Here is Smith's assessment:
My conclusions on the TPP's prospects in Japan—and by extension elsewhere—are several.
One, Abe will have a tough time—however sincere or halfhearted his effort, and this is a question—getting the TPP past domestic constituencies. The pact hits too many vested political interests, and the Japanese value too highly the intense localism embedded in their system and way of life…
Two, if the TPP passes in Japan it will require—per usual when Tokyo deals with Washington—corrupting the political process to one extent or another. Assuming it passes, I suspect many of its terms will sit there, as inert as potatoes, unobserved other than in form. The Japanese are very good at this kind of thing. "Let the foreigner in so as to keep him out," is the old expression.

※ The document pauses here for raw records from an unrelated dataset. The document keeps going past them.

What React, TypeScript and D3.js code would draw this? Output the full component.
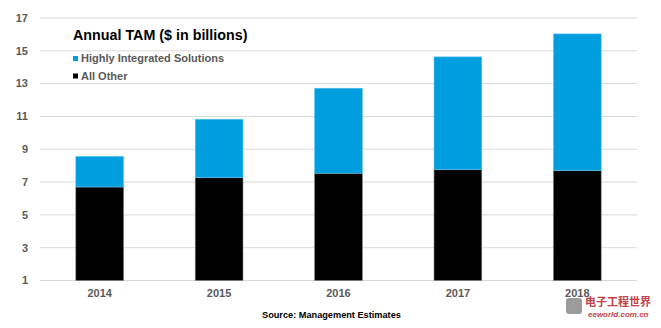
import React from "react";
import * as d3 from "d3";

const categories = ["2014", "2015", "2016", "2017", "2018"];
const allOther = [6.7, 7.27, 7.54, 7.76, 7.7];
const highlyIntegrated = [1.87, 3.56, 5.18, 6.87, 8.33];
const yTicks = [1, 3, 5, 7, 9, 11, 13, 15, 17];
const seriesNames = ["Highly Integrated Solutions", "All Other"];
const title = "Annual TAM ($ in billions)";
const source = "Source: Management Estimates";

const W = 661;
const H = 328;
const BLUE = "#009ddf";
const FONT = "'Liberation Sans', Arial, sans-serif";

export default function App() {
  const x = d3.scaleBand<string>().domain(categories).range([40, 637]).paddingInner(0.6).paddingOuter(0.3);
  const y = d3.scaleLinear().domain([1, 17]).range([280.5, 18]);

  return (
    <svg width={W} height={H} style={{ position: "absolute", left: 0, top: 0, background: "#fff" }} fontFamily={FONT}>
      {yTicks.map((t) => (
        <g key={t}>
          <line x1={40} x2={637} y1={y(t)} y2={y(t)} stroke="#d9d9d9" strokeWidth={1} />
          <text x={28} y={y(t)} dy="0.35em" textAnchor="end" fontSize={11} fontWeight="bold" fill="#595959">
            {t}
          </text>
        </g>
      ))}
      {categories.map((c, i) => {
        const bx = x(c)!;
        const bw = x.bandwidth();
        const bottom = allOther[i];
        const top = allOther[i] + highlyIntegrated[i];
        return (
          <g key={c}>
            <rect x={bx} y={y(bottom)} width={bw} height={y(1) - y(bottom)} fill="#000" stroke="#7f7f7f" strokeWidth={0.6} />
            <rect x={bx} y={y(top)} width={bw} height={y(bottom) - y(top)} fill={BLUE} stroke="#5cc6f0" strokeWidth={0.6} />
            <text x={bx + bw / 2} y={297} textAnchor="middle" fontSize={11} fontWeight="bold" fill="#595959">
              {c}
            </text>
          </g>
        );
      })}
      <text x={73} y={40} fontSize={14.3} fontWeight="bold" fill="#000">
        {title}
      </text>
      <rect x={73} y={56} width={5} height={5} fill={BLUE} />
      <text x={81} y={58.5} dy="0.35em" fontSize={11} fontWeight="bold" fill="#595959">
        {seriesNames[0]}
      </text>
      <rect x={73} y={73.5} width={5} height={5} fill="#000" />
      <text x={81} y={76} dy="0.35em" fontSize={11} fontWeight="bold" fill="#595959">
        {seriesNames[1]}
      </text>
      <text x={262} y={318} fontSize={9.2} fontWeight="bold" fill="#000">
        {source}
      </text>
      <g opacity={0.85}>
        <rect x={566} y={298} width={16} height={16} rx={3} fill="#8a8a8a" />
        <text x={585} y={306} fontSize={11} fontWeight="bold" fill="#b5212a" fontFamily="'Noto Sans CJK SC', sans-serif">
          电子工程世界
        </text>
        <text x={588} y={317} fontSize={8} fontStyle="italic" fontWeight="bold" fill="#b5212a">
          eeworld.com.cn
        </text>
      </g>
    </svg>
  );
}
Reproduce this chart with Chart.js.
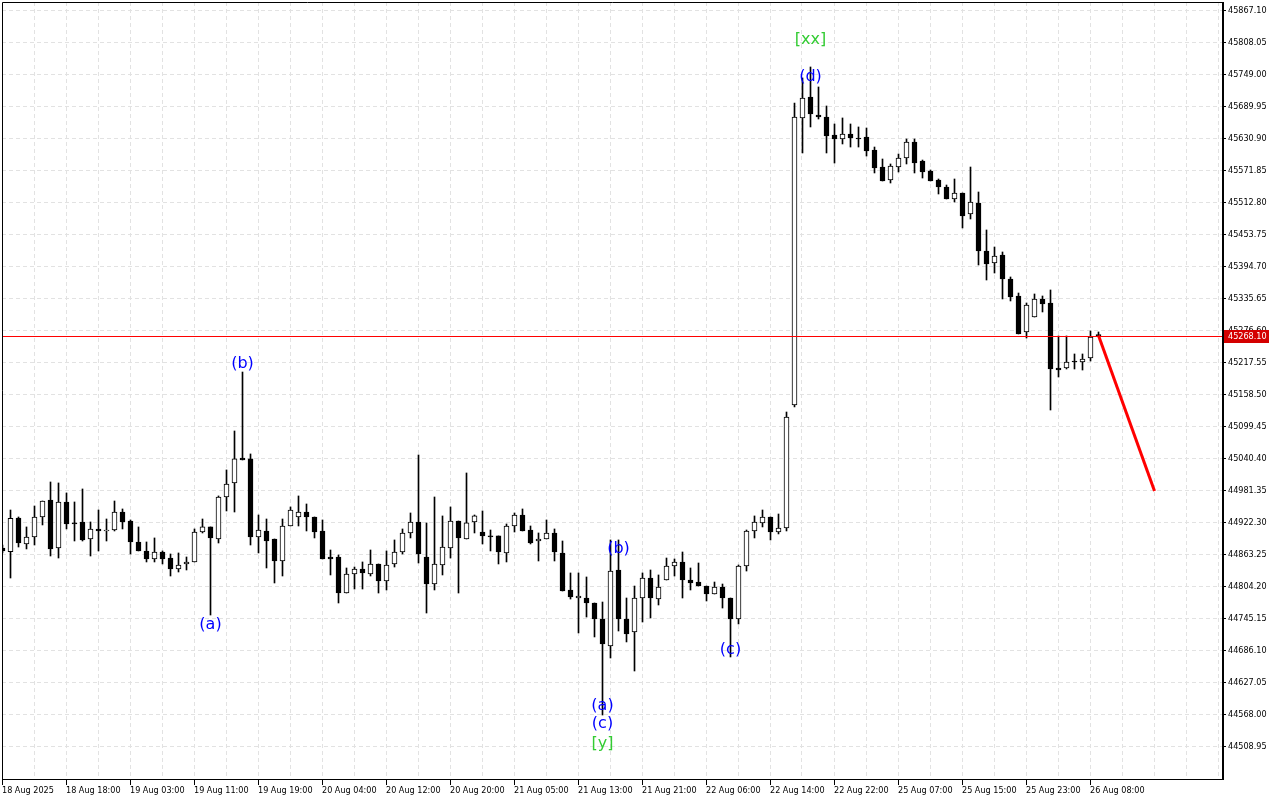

Three, the talks with Abe have drawn Obama further out of the closet as to the anti-Chinese aspect of the accord. "If we don't write the rules, China will write the rules out in that region," the president said in a Wall Street Journal interview just before Abe's arrival.
This is another of Obama's appalling mistakes in his dealings across the Pacific. The TPP's exclusion of the mainland is pointed, as is its purpose as an instrument in Washington's undeclared war for primacy in the Pacific. This is wrong already.
What is the point, then, of pushing these realities in Beijing's face? You would think Washington would have learned something from its pouting and fruitless opposition after China launched the Asian Infrastructure Investment Bank, a rival of the IMF and the World Bank, last autumn. Not a chance.
Obama is giving George Bush the Second a run for his money as a candidate for Worst President in History. But the Japanese Diet may spare him by refusing to pass the TPP. Keep your fingers crossed.